Data Systemization for Integrative Competence Concepts Pedagogy Design: This course explores techniques, domain, process approach, and implementation methodologies of combining data from inherently different sources into a single dataset for the purpose of ensuring parity of esteem in the resulting pathways in terms of requirements.The benefits of intelligent algorithms ensures an agile mode of delivery that is based on cloud architecture will enable the adoption of these techniques in all industries and domains. We have chosen the two projects below to map our effort on the journey towards our purpose and goals through data science and machine learning.
Our Purpose: The purpose of this project is to inextricably link occupational, academic, and soft skills requirements to establish capabilities model with ten hirarchical frame starting from 5th Grade to Ph.D. or President/CEO. This purpose statement have approximately 78 premised value derived from eighteen questions.
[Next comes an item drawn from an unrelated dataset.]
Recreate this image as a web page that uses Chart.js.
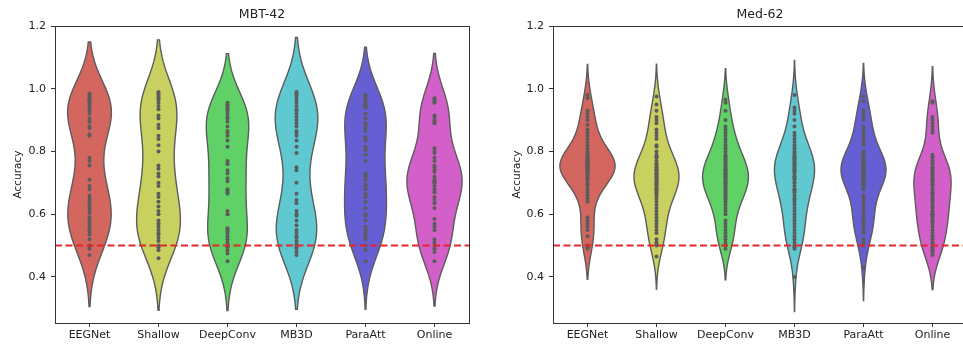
<!DOCTYPE html>
<html>
<head>
<meta charset="utf-8">
<script src="https://cdn.jsdelivr.net/npm/chart.js@4.4.1/dist/chart.umd.min.js"></script>
<style>
  html, body { margin:0; padding:0; background:#fff; overflow:hidden; }
  #wrap { position:relative; width:963px; height:350px; overflow:hidden; }
  canvas { position:absolute; top:0; }
  #mbt { left:0; }
  #med { left:480px; }
</style>
</head>
<body>
<div id="wrap">
  <canvas id="mbt" width="480" height="350"></canvas>
  <canvas id="med" width="500" height="350"></canvas>
</div>
<script>
// ── Data ──────────────────────────────────────────────────
const METHODS = ["EEGNet","Shallow","DeepConv","MB3D","ParaAtt","Online"];
const Y_TICKS = [0.4, 0.6, 0.8, 1.0, 1.2];
const CHANCE  = 0.5;

// MBT-42 : one accuracy per subject
const MBT_EEGNET   = [0.985,0.98,0.975,0.97,0.965,0.96,0.95,0.94,0.935,0.93,0.92,0.905,0.895,0.88,0.875,0.855,0.85,
                      0.78,0.77,0.755,0.71,0.69,0.68,0.66,0.65,0.64,0.635,0.625,0.615,0.605,0.59,0.58,0.57,0.56,0.55,0.545,0.535,0.52,0.50,0.49,0.47,0.96];
const MBT_SHALLOW  = [0.99,0.985,0.98,0.975,0.97,0.965,0.955,0.945,0.935,0.915,0.905,0.885,0.875,0.85,0.84,0.82,0.80,
                      0.755,0.745,0.73,0.72,0.70,0.69,0.665,0.655,0.64,0.625,0.61,0.60,0.58,0.57,0.57,0.56,0.55,0.54,0.535,0.525,0.515,0.50,0.495,0.485,0.46];
const MBT_DEEPCONV = [0.955,0.95,0.945,0.94,0.935,0.93,0.92,0.91,0.905,0.895,0.88,0.865,0.86,0.85,0.835,0.815,0.77,0.76,0.76,
                      0.74,0.73,0.715,0.705,0.68,0.675,0.67,0.665,0.61,0.60,0.60,0.555,0.55,0.545,0.54,0.53,0.52,0.51,0.50,0.495,0.485,0.475,0.45];
const MBT_MB3D     = [0.99,0.985,0.98,0.975,0.965,0.955,0.945,0.935,0.93,0.92,0.91,0.90,0.89,0.88,0.865,0.86,0.85,0.835,0.815,0.795,
                      0.75,0.74,0.70,0.665,0.645,0.635,0.61,0.60,0.595,0.58,0.565,0.55,0.54,0.53,0.525,0.515,0.505,0.50,0.495,0.49,0.48,0.47];
const MBT_PARAATT  = [0.98,0.975,0.965,0.96,0.95,0.945,0.94,0.92,0.905,0.89,0.88,0.875,0.865,0.845,0.835,0.815,0.805,0.79,0.77,
                      0.73,0.73,0.72,0.71,0.695,0.69,0.68,0.665,0.655,0.64,0.62,0.60,0.595,0.58,0.56,0.55,0.545,0.535,0.53,0.52,0.50,0.485,0.45];
const MBT_ONLINE   = [0.97,0.965,0.96,0.955,0.915,0.91,0.90,0.895,0.89,0.81,0.80,0.795,0.78,0.77,0.755,0.75,0.74,0.735,0.72,0.71,
                      0.705,0.70,0.70,0.69,0.68,0.67,0.67,0.655,0.645,0.635,0.62,0.585,0.57,0.56,0.55,0.52,0.51,0.50,0.49,0.49,0.48,0.45];

// Med-62
const MED_EEGNET   = [0.98,0.97,0.93,0.92,0.91,0.90,0.885,0.87,0.86,0.85,0.84,0.83,0.82,0.81,0.80,0.795,0.79,0.785,0.78,0.78,
                      0.775,0.77,0.77,0.765,0.765,0.76,0.76,0.76,0.76,0.755,0.755,0.75,0.75,0.75,0.745,0.745,0.74,0.74,0.735,0.73,0.73,
                      0.725,0.72,0.715,0.71,0.70,0.695,0.69,0.68,0.67,0.66,0.65,0.64,0.59,0.58,0.57,0.56,0.55,0.53,0.50,0.495,0.49];
const MED_SHALLOW  = [0.975,0.95,0.93,0.91,0.90,0.89,0.87,0.86,0.85,0.84,0.82,0.815,0.80,0.79,0.785,0.78,0.78,0.77,0.76,0.76,
                      0.755,0.75,0.745,0.74,0.74,0.735,0.73,0.73,0.725,0.72,0.72,0.715,0.71,0.705,0.70,0.70,0.695,0.69,0.685,0.68,
                      0.68,0.675,0.67,0.665,0.66,0.65,0.64,0.63,0.62,0.61,0.60,0.59,0.58,0.57,0.56,0.55,0.54,0.52,0.51,0.505,0.50,0.465];
const MED_DEEPCONV = [0.965,0.955,0.93,0.90,0.88,0.87,0.86,0.85,0.84,0.83,0.82,0.81,0.80,0.79,0.785,0.78,0.775,0.77,0.765,0.76,
                      0.755,0.75,0.745,0.74,0.74,0.735,0.73,0.73,0.725,0.72,0.72,0.715,0.71,0.705,0.70,0.70,0.695,0.69,0.685,0.68,
                      0.675,0.67,0.665,0.66,0.655,0.65,0.645,0.64,0.63,0.62,0.61,0.60,0.58,0.57,0.56,0.55,0.54,0.53,0.52,0.51,0.50,0.49];
const MED_MB3D     = [0.98,0.94,0.93,0.92,0.90,0.88,0.86,0.85,0.84,0.83,0.82,0.81,0.80,0.795,0.79,0.785,0.78,0.78,0.775,0.77,
                      0.765,0.76,0.76,0.755,0.75,0.745,0.74,0.74,0.735,0.73,0.72,0.72,0.715,0.71,0.70,0.70,0.69,0.68,0.68,0.675,
                      0.67,0.66,0.65,0.645,0.64,0.63,0.62,0.61,0.60,0.59,0.58,0.57,0.56,0.55,0.54,0.53,0.52,0.51,0.50,0.495,0.49,0.40];
const MED_PARAATT  = [0.975,0.96,0.93,0.92,0.91,0.90,0.88,0.87,0.86,0.85,0.84,0.83,0.82,0.80,0.79,0.785,0.78,0.78,0.775,0.77,
                      0.77,0.765,0.76,0.76,0.755,0.75,0.75,0.745,0.74,0.74,0.735,0.73,0.73,0.725,0.72,0.72,0.715,0.71,0.705,0.70,
                      0.70,0.695,0.69,0.68,0.66,0.65,0.64,0.63,0.62,0.61,0.60,0.59,0.58,0.575,0.57,0.56,0.55,0.54,0.52,0.51,0.50,0.43];
const MED_ONLINE   = [0.96,0.955,0.91,0.90,0.89,0.88,0.87,0.86,0.79,0.785,0.78,0.77,0.77,0.76,0.75,0.75,0.745,0.74,0.735,0.73,0.73,
                      0.725,0.72,0.715,0.71,0.71,0.705,0.70,0.695,0.69,0.68,0.67,0.665,0.66,0.65,0.645,0.64,0.63,0.625,0.62,0.61,0.605,
                      0.60,0.60,0.595,0.59,0.58,0.575,0.57,0.56,0.55,0.54,0.53,0.52,0.51,0.505,0.50,0.495,0.49,0.485,0.48,0.47];

const MBT_GROUPS = [MBT_EEGNET, MBT_SHALLOW, MBT_DEEPCONV, MBT_MB3D, MBT_PARAATT, MBT_ONLINE];
const MED_GROUPS = [MED_EEGNET, MED_SHALLOW, MED_DEEPCONV, MED_MB3D, MED_PARAATT, MED_ONLINE];

// ── Look ─────────────────────────────────────────────────
const COLORS = ["#d3665f","#c8d05f","#5fd166","#5fc8d1","#665fd3","#d35fc8"];
const LINE   = "#5c5c5c";
const FRAME  = "#333333";
const FONT   = "'DejaVu Sans', sans-serif";

// gaussian KDE, Scott's rule, cut = 2 (seaborn defaults)
function kde(vals) {
  const n = vals.length;
  const mean = vals.reduce((a, b) => a + b, 0) / n;
  const sd = Math.sqrt(vals.reduce((a, b) => a + (b - mean) ** 2, 0) / (n - 1));
  const bw = sd * Math.pow(n, -0.2);
  const lo = Math.min(...vals) - 2 * bw, hi = Math.max(...vals) + 2 * bw;
  const ys = [], ds = [];
  for (let k = 0; k < 100; k++) {
    const yv = lo + (hi - lo) * k / 99;
    let s = 0;
    for (const v of vals) { const z = (yv - v) / bw; s += Math.exp(-0.5 * z * z); }
    ys.push(yv);
    ds.push(s / (n * bw * Math.sqrt(2 * Math.PI)));
  }
  return { ys, ds };
}

function violinPlugin(groups) {
  return {
    id: "violins",
    beforeDatasetsDraw(chart) {
      const { ctx, scales: { x, y } } = chart;
      const shapes = groups.map(kde);
      const maxD = Math.max(...shapes.map(s => Math.max(...s.ds)));
      ctx.save();
      shapes.forEach((s, i) => {
        ctx.beginPath();
        s.ys.forEach((v, k) => {
          const px = x.getPixelForValue(i - s.ds[k] / maxD * 0.4), py = y.getPixelForValue(v);
          k ? ctx.lineTo(px, py) : ctx.moveTo(px, py);
        });
        for (let k = s.ys.length - 1; k >= 0; k--)
          ctx.lineTo(x.getPixelForValue(i + s.ds[k] / maxD * 0.4), y.getPixelForValue(s.ys[k]));
        ctx.closePath();
        ctx.fillStyle = COLORS[i];
        ctx.fill();
        ctx.lineWidth = 1.4;
        ctx.strokeStyle = LINE;
        ctx.stroke();
      });
      ctx.restore();
    },
    afterDatasetsDraw(chart) {
      const { ctx, chartArea: a, scales: { y } } = chart;
      const py = y.getPixelForValue(CHANCE);
      ctx.save();
      ctx.strokeStyle = "#e3262b";
      ctx.lineWidth = 2;
      ctx.setLineDash([7, 3.5]);
      ctx.beginPath(); ctx.moveTo(a.left, py); ctx.lineTo(a.right, py); ctx.stroke();
      ctx.setLineDash([]);
      ctx.strokeStyle = FRAME;
      ctx.lineWidth = 1;
      ctx.strokeRect(a.left + 0.5, a.top + 0.5, a.right - a.left, a.bottom - a.top);
      ctx.restore();
    }
  };
}

function makeChart(id, title, groups, yWidth, yTitlePad, padRight) {
  return new Chart(document.getElementById(id), {
    type: "scatter",
    data: {
      labels: METHODS,
      datasets: groups.map((g, i) => ({
        data: g.map(v => ({ x: METHODS[i], y: v })),
        pointRadius: 2, pointHoverRadius: 2, pointBorderWidth: 0,
        pointBackgroundColor: LINE
      }))
    },
    options: {
      responsive: false, animation: false, events: [],
      layout: { padding: { left: 0, right: padRight, top: 0, bottom: 0 } },
      plugins: {
        legend: { display: false }, tooltip: { enabled: false },
        title: { display: true, text: title, fullSize: false, color: "#222",
                 font: { family: FONT, size: 12.5, weight: "normal" }, padding: { top: 7, bottom: 4 } }
      },
      scales: {
        x: {
          type: "category", labels: METHODS, offset: true,
          grid: { drawOnChartArea: false, tickLength: 4, color: FRAME, offset: false },
          border: { display: false },
          ticks: { color: "#222", font: { family: FONT, size: 11 }, padding: 2, maxRotation: 0 },
          afterFit(s) { s.height = 27; }
        },
        y: {
          min: 0.2533, max: 1.2,
          afterBuildTicks(s) { s.ticks = Y_TICKS.map(v => ({ value: v })); },
          grid: { drawOnChartArea: false, tickLength: 4, color: FRAME },
          border: { display: false },
          ticks: { color: "#222", font: { family: FONT, size: 11 }, padding: 5, callback: v => v.toFixed(1) },
          title: { display: true, text: "Accuracy", color: "#222", font: { family: FONT, size: 10.5 },
                   padding: { top: yTitlePad, bottom: 0 } },
          afterFit(s) { s.width = yWidth; }
        }
      }
    },
    plugins: [violinPlugin(groups)]
  });
}

makeChart("mbt", "MBT-42", MBT_GROUPS, 55, 11.7, 11);
makeChart("med", "Med-62", MED_GROUPS, 73, 30.7, 13);
</script>
</body>
</html>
Prediction of jobs for graduating class using multistep Time Series Analysis:
This is a supervised learning machine learning project in which learners are expected to predict the availability of jobs in specific occupations in their local communities by using multi-step time series analysis. A real-time activity that involves what jobs will be available right now and in what skills areas to help schools develop a cheat sheet of required competencies (knowledge, skills, and understanding).
All jobs have pay variations and we want to be at the top hiring pay bracket to boost the schools image in local communities. Pay are dependent on several criteria, such as the number of available vancancies in the local community (demand). The number of available people with required competencies (supply) to perform the job. The number of internal resources capable of adding the functionalities to theirs until a trusted new hire comes onboard, and several others. These factors all impact how quickly they would like to have you onboard, pay, and the like.
There are some interesting measures schools and students can use to to take control of this exercise, one is tracking the number of work hours, peak performances, and how long individuals on the same job have been performing the same tasks. This will help in efficiently determining how many people with such competencies local businesses will be hiring based on demand factors stated above.
Through this exercise learners will be able to:
- Convert a Time Series problem to a Supervised Learning problem
- Develop mastery of Multi-Step Time Series Forecast analysis
- Data Pre-processing function in Time Series analysis
- Exploratory Data Analysis (EDA) on Time-Series
- Achieve Feature Engineering in Time Series by breaking Time Features to days of the week and weekends
- The concept of Lead-Lag and Rolling Mean.
- Clarity of Auto-Correlation Function (ACF) and Partial Auto-Correlation Function (PACF) in Time Series
- Approaches to solving Multi-Step Time Series problem
- Solving Time-Series with a Regressor Model
- Implementing brick and moter vs online work hours Prediction with Ensemble Models (Random Forest and Xgboost)
Using multiclass classification to determine human capabilities across occupations
Task performance activities require the use of multiclass classification machine learning techniques to analyze the fitness of two datasets, one from concepts of competencies and the other a smartphone tracker of performances. The Question Classification of integrative competencies data and mapping into cencepts provides content for determing the right combination of knowledge, skills, and understanding to perform a task. Daily tasks performance activities will be recorded using a smartphone with embedded inertial sensors, through the collected data we can build a strong dataset for real-time activity recognition and capture. Using an embedded accelerometer and gyroscope in the smartphone the activities can be captured. Video recording the experiment will result in labelling the data manully The experiments have been video-recorded to label the data manually. While the random partition of the data into two sets will result in 70% training and 30% test data.
This exercise aims to provide learners mastery of:
- Data Science Life Cycle
- Univariate and Bivariate analysis
- Data visualizations using various charts.
- Cleaning and preparing the data for modelling.
- Standard Scaling and normalizing the dataset.
- Selecting the best model and making predictions
- How to perform PCA to reduce the number of features
- Understanding how to apply
- Logistic Regression & SVM
- Random Forest Regressor, XGBoost and KNN
- Deep Neural Networks
- Deep knowledge in Hyper Parameter tuning for ANN and SVM.
- How to plot the confusion matrix for visualizing the result
- Develop the Flask API for the selected model.